— start —
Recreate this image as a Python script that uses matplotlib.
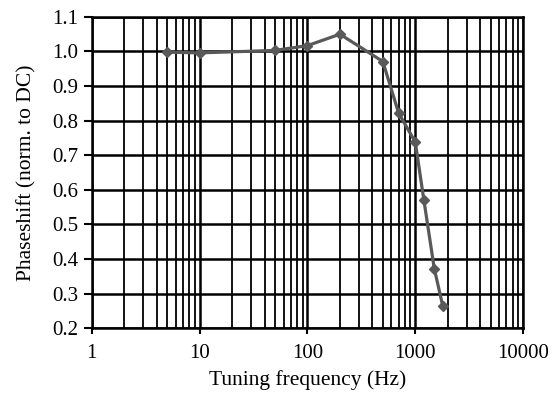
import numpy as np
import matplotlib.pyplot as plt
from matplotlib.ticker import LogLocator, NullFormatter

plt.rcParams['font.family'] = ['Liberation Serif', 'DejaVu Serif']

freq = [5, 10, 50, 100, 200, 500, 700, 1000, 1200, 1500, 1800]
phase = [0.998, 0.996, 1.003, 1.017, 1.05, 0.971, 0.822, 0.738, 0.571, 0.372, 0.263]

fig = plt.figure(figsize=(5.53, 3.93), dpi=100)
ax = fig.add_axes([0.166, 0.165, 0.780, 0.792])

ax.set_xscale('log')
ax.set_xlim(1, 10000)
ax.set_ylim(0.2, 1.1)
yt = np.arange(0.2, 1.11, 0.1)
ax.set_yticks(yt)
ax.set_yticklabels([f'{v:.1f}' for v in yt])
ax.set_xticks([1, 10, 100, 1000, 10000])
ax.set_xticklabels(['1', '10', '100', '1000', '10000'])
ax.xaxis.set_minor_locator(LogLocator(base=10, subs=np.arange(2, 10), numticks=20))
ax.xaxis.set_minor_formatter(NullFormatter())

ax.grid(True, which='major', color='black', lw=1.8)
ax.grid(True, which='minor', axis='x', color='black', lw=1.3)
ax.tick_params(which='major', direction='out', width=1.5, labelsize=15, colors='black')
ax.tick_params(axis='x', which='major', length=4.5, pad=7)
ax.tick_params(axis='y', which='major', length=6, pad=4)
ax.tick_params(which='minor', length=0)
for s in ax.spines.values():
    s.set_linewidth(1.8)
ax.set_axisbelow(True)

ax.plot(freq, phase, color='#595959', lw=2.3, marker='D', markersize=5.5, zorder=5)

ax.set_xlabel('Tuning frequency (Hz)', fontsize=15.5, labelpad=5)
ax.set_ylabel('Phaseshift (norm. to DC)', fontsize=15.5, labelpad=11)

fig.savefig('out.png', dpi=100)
— end —
TASK DESCRIPTION:
Restate only the lines running from the start of the material above through the line containing "ax = fig.add_axes([0.166, 0.165, 0.780, 0.792])", ends included. No pictures.

TASK OUTPUT:
Recreate this image as a Python script that uses matplotlib.
import numpy as np
import matplotlib.pyplot as plt
from matplotlib.ticker import LogLocator, NullFormatter

plt.rcParams['font.family'] = ['Liberation Serif', 'DejaVu Serif']

freq = [5, 10, 50, 100, 200, 500, 700, 1000, 1200, 1500, 1800]
phase = [0.998, 0.996, 1.003, 1.017, 1.05, 0.971, 0.822, 0.738, 0.571, 0.372, 0.263]

fig = plt.figure(figsize=(5.53, 3.93), dpi=100)
ax = fig.add_axes([0.166, 0.165, 0.780, 0.792])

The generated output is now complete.